Nine tenths of UK organisations feel vulnerable to cyber threats – where should your priorities lie?
“Is your company vulnerable?”
This is one of the first questions any IT pro needs to ask themselves when starting a conversation about cybersecurity in the workplace.
That vulnerability can come in various forms. If your company is a high level, public facing institution, that vulnerability can come from simply existing as a worthwhile target for criminal hackers, eager to exploit data or convey a political message. But on the other side of the coin, even if your company is a small business, that vulnerability can manifest in the form of cybersecurity complacency – allowing even the most basic of attackers an easy route in through the back door.
So it’s not surprising that a recent survey from Vormetric found that 89 percent of UK organisations feel more vulnerable than they have been in the past, especially to threats both from inside the workforce and outside. On top of this, 23 percent admitted they were ‘very or extremely’ vulnerable.
When asked to pick the three most important reasons for securing sensitive data, the top answers were ‘reputation and brand protection’, given by 50 percent of UK organisations, ‘compliance requirements’, given by 47 percent and ‘implementing best security practices’, given by 41 percent.
Garrett Bekker, an analyst at 451 Research, said the results pointed to budget troubles, peddling the feeling of vulnerability.
“But IT security spending plans tell another story, with compliance the top priority at 48 percent, while reputation and brand protection spending dropped to 45 percent. Clearly, organisations are having trouble prioritising their budgets to best ensure the safety of customers and the viability of their business.”
But shouldn’t sustained coverage of high profile breaches in the media have those budgets set free of limits? While security budgets are increasing, there is still some confusion as to what areas need to be prioritised.
Vormetric found that many organisations are planning investments in tools like network and endpoint defences, tools that are allegedly ineffective against current threats to company data.

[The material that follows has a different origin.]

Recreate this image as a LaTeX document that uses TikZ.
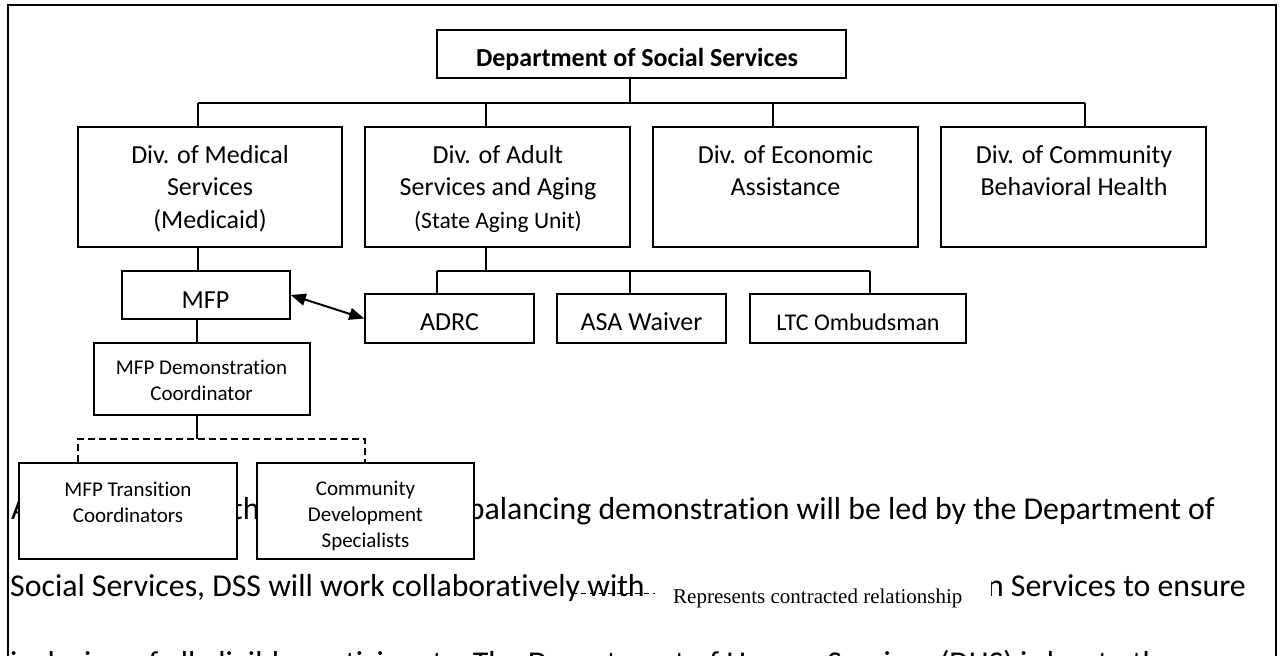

“Enterprises and public sector organisations are under increasing scrutiny from stakeholders and the public where it comes to safeguarding confidential and sensitive information,” argued Louise Bulman, vice president of EMEA for Vormetric.
“It’s therefore surprising and concerning that companies are continuing to over-rely on tools that consistently fail against modern, multi‐layered attacks. Technology that concentrates fundamentally on controlling access to data is a far more affective approach, and one which can bring about additional benefits by enabling technologies like cloud, big data and IoT which may otherwise have been deemed too risky.”
ViaSat UK CEO Chris McIntosh supports this notion that controlling access is key: “Attackers generally will always go for the weakest point in a system, whether this is a back door to the network or through a member of the organisation.
“For example, there is no point in spending thousands on the most advanced security software if the default password is “password1”. Ensuring all passwords are changed immediately, that all sensitive data is moved to an encrypted device and that all points of the network can be trusted can ensure any vulnerabilities are closed off and that attacks do not continue unnoticed.”
Controlling access, naturally, feeds into the wider issue of compliance, but 451’s Bekker argued that compliance alone just doesn’t ensure security.
“As we learned from data theft incidents at companies that had reportedly met compliance mandates (such as TalkTalk, Morrison’s and others), being compliant doesn’t necessarily mean you won’t be breached and have your sensitive data stolen,” he said. “UK organisations don’t seem to fully appreciate this, with almost half (47 percent) rating compliance as a top reason for protecting data, and with compliance the topmost IT security spending priority (48 percent).”
Whatever the vulnerability, the lesson that needs to be learned here is that no company is completely safe from attack.
“Nowadays, getting hacked is not a matter of choice, it’s a matter of time,” said Paul Briault, director of digital security at CA Technologies.
Adopting a ‘this won’t happen to me’ mentality is the first step to exposing your business to vulnerabilities, because it means you are not prepared for all eventualities. Most organisations, however, still have a reactive approach to security – rather than accepting a breach as an inevitable occurrence and planning accordingly, they marginalise security until it’s too late.